OK this one tickled my funny bone a little. The story of an author so incensed by a bad review that she started stalking the reviewer! And the article is well written and suitably funny in places (by said author), which makes it a good read and lends sympathy to the author's point of view even when she agrees she's done wrong. But she has most definitely done wrong.
However my post here is not about this case specifically. It's more about the nature of reviews and how as authors we should deal with them.
Now first I wholeheartedly agree with the phrase that as an author "your book is your baby". It is. Speaking personally you as an author put everything you have into your work. You love it, agonise over it, hate it at times. And what you come out with at the end is absolutely your creation. It is impossible for most of us I would guess, not to feel a little emotional when you finally have that book in your hand. Not to feel a little like a parent who has just suffered through a difficult birth.
There's nothing wrong with that. It's natural and completely understandable. And as any new mother would tell you, you insult her baby you can expect a reaction. But in the case of authors and their books, that reaction is a problem. Here's why.
1 It's Not Your Review:
First, and this cannot be repeated often enough, reviews are not done for you the author. I know. It's your book, you feel possessive, but the reviewer was not writing to you. He was not writing to tell you how good or bad your book was. He's writing to other readers. Offering them his opinion. Whether his opinion is good or bad, it's not for you.
2 Publishing Is Not Writing:
In this sense a book is not at all like a baby. When a mother has a baby she does it for any number of reasons - but they are her own personal reasons. The same as when an author writes a book. He loves the story, he wants to enjoy the creation of it etc. But when you publish a book, you do it for an entirely different reason. You put it out there for others - readers - to read. Mothers do not publish their babies. (Of course I could say something here about those mothers who put their babies into pageants at such a young age - but that would be another story entirely.)

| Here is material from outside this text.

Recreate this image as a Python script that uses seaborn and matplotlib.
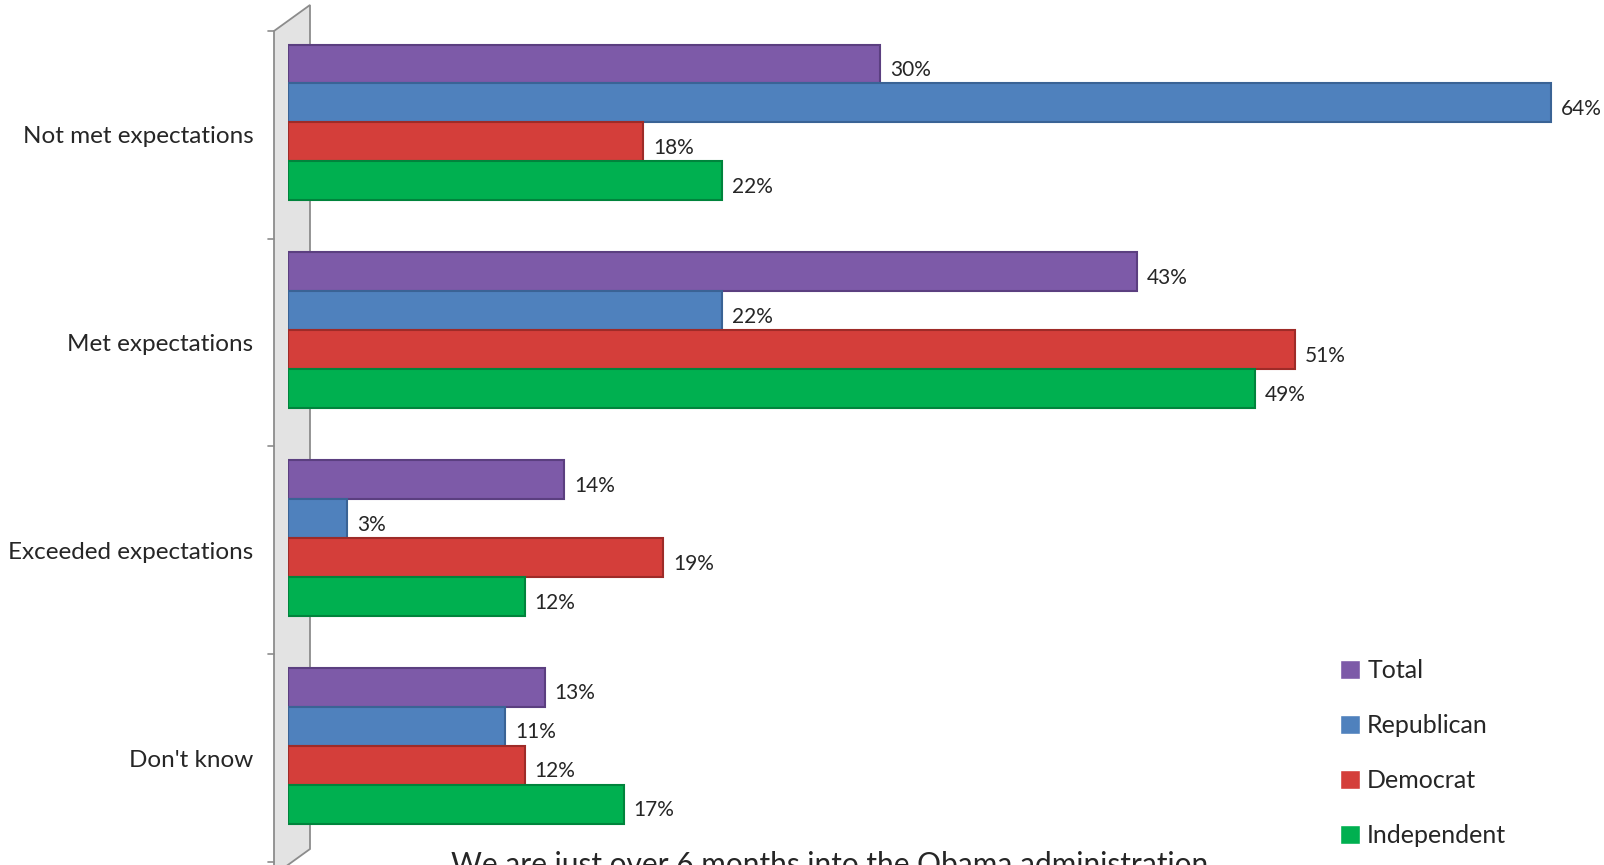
import matplotlib
matplotlib.use("Agg")
import matplotlib.pyplot as plt
import matplotlib.transforms as mtransforms
from matplotlib.patches import Polygon
import pandas as pd
import seaborn as sns

# data
categories = ["Not met expectations", "Met expectations", "Exceeded expectations", "Don't know"]
groups = ["Total", "Republican", "Democrat", "Independent"]
total = [30, 43, 14, 13]
republican = [64, 22, 3, 11]
democrat = [18, 51, 19, 12]
independent = [22, 49, 12, 17]
title = "We are just over 6 months into the Obama administration"

colors = ["#7D5AA8", "#4F81BD", "#D43E3A", "#00B050"]
edges = ["#5B3F80", "#3A6395", "#9E2B28", "#00843C"]

rows = []
for g, vals in zip(groups, [total, republican, democrat, independent]):
    for c, v in zip(categories, vals):
        rows.append({"category": c, "group": g, "value": v})
df = pd.DataFrame(rows)

sns.set_style("white")
plt.rcParams['font.family'] = ['Lato', 'DejaVu Sans']

W, H = 1604, 865
fig = plt.figure(figsize=(W / 100, H / 100), dpi=100)
ax = fig.add_axes([288 / W, 3 / H, 0.80, 831 / H])
ax.patch.set_visible(False)

sns.barplot(data=df, y="category", x="value", hue="group", order=categories,
            hue_order=groups, palette=colors, saturation=1, orient="h",
            width=0.75, ax=ax, legend=True)

# darker edges to hint at the bevelled 3D look
for cont, ec in zip(ax.containers, edges):
    for bar in cont:
        bar.set_edgecolor(ec)
        bar.set_linewidth(1.5)
    anns = ax.bar_label(cont, labels=[f"{int(v)}%" for v in cont.datavalues],
                        padding=7, fontsize=15, clip_on=False)
    for a in anns:
        a.xyann = (7, -4.5)  # labels sit a little low, as in the 3D original

ax.set_xlim(0, 65)
ax.set_ylim(3.56, -0.44)
ax.set_xlabel("")
ax.set_ylabel("")
ax.set_xticks([])
ax.set_yticks([i + 0.06 for i in range(len(categories))], categories)
ax.tick_params(axis="y", labelsize=17.5, pad=25, length=0)
for s in ["top", "right", "bottom", "left"]:
    ax.spines[s].set_visible(False)

# grey side wall behind the bars
pts = [(274 / W, 1 - 31 / H), (310 / W, 1 - 5 / H),
       (310 / W, 1 - 849 / H), (274 / W, 1 - 875 / H)]
fig.patches.append(Polygon(pts, closed=True, facecolor="#E3E3E3", edgecolor="#8C8C8C",
                           lw=1.3, transform=fig.transFigure, zorder=-1))

# boundary ticks on the left of the wall
btrans = mtransforms.blended_transform_factory(fig.transFigure, ax.transData)
for yb in [-0.44, 0.56, 1.56, 2.56, 3.56]:
    ax.plot([268 / W, 274 / W], [yb, yb], color="#8C8C8C", lw=1.2,
            clip_on=False, transform=btrans)

ax.legend(loc="lower left", bbox_to_anchor=(0.802, -0.009), frameon=False,
          fontsize=18, handlelength=0.8, handleheight=0.8,
          labelspacing=1.28, handletextpad=0.3)

fig.text(0.517, 0.016, title, ha="center", va="top", fontsize=21.5)

fig.savefig("out.png", dpi=100)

The point is that you - you sad sad fool - published it! You put it out there to be read. You might have wanted everyone who read it to love it, but that's not possible. Every book no matter how good, will be hated by some. And every author assuming they sell their book, must expect some bad reviews. And you put it out there. You said please read this. And then when someone comes back having read it and deciding that they don't like it says as much, you think you can truly get upset?
Bottom line. If you didn't want to face the danger / hurt of bad reviews, you wouldn't have published it. If you published it well you just have to suck it up.
3 It's Opinion:
Yes I know it's hurtful. But the reality is that everyone has their own opinions and some are not flattering. I personally hate peanut butter. I consider it once step removed from sewage. So if someone produces a new peanut butter and asks for my opinion of it, my opinion will be that it's awful. I don't even need to taste it to know that. Does that make my opinion right? Only for me. But the important thing is that it's an honest opinion. You can't get upset with me for honestly hating something can you? The sad fact is that I'm entitled to my opinion and so is everyone else.
4 You Aren't Going To Win:
This is the often overlooked in anger and pain rule of life. Very few authors are ever going to win by responding to their reviewers. A reviewer loves or hates your book. It doesn't matter whether the review was unfair or not. You aren't going to change his mind. What you are going to do if you respond to a negative review, is create hostility. And there are very few cases where hostility will help. What you may well do is give other readers reason to dislike you as an author, and colour their view of your work.
5 It's Not The End Of The World:
A bad review may hurt your sales or not. It may make you feel miserable. But if you believe in your work then you have to believe the good reviews that will come in, will more than make up for the few bad ones. And strangely, sometimes a bad review can help your sales.
Decried as one of the world's worst authors, Amanda McKittrick Ros (1860 - 1939) was lampooned by critics and other authors alike. The Oxford Literary group the Inklings, used to hold contests to see who could read her work the longest without cracking up. One described her work as literary diarrhoea. And her work did not sell in huge volumes.
Yet here we are, over a hundred years after some of her books were published, discussing them and even holding retrospectives of them, while her works are held in the Belfast Public Library and one of her books is still in print. Why? Because of the negative reviews.
So bottom line when someone gives your precious baby a bad review - Do Not Engage!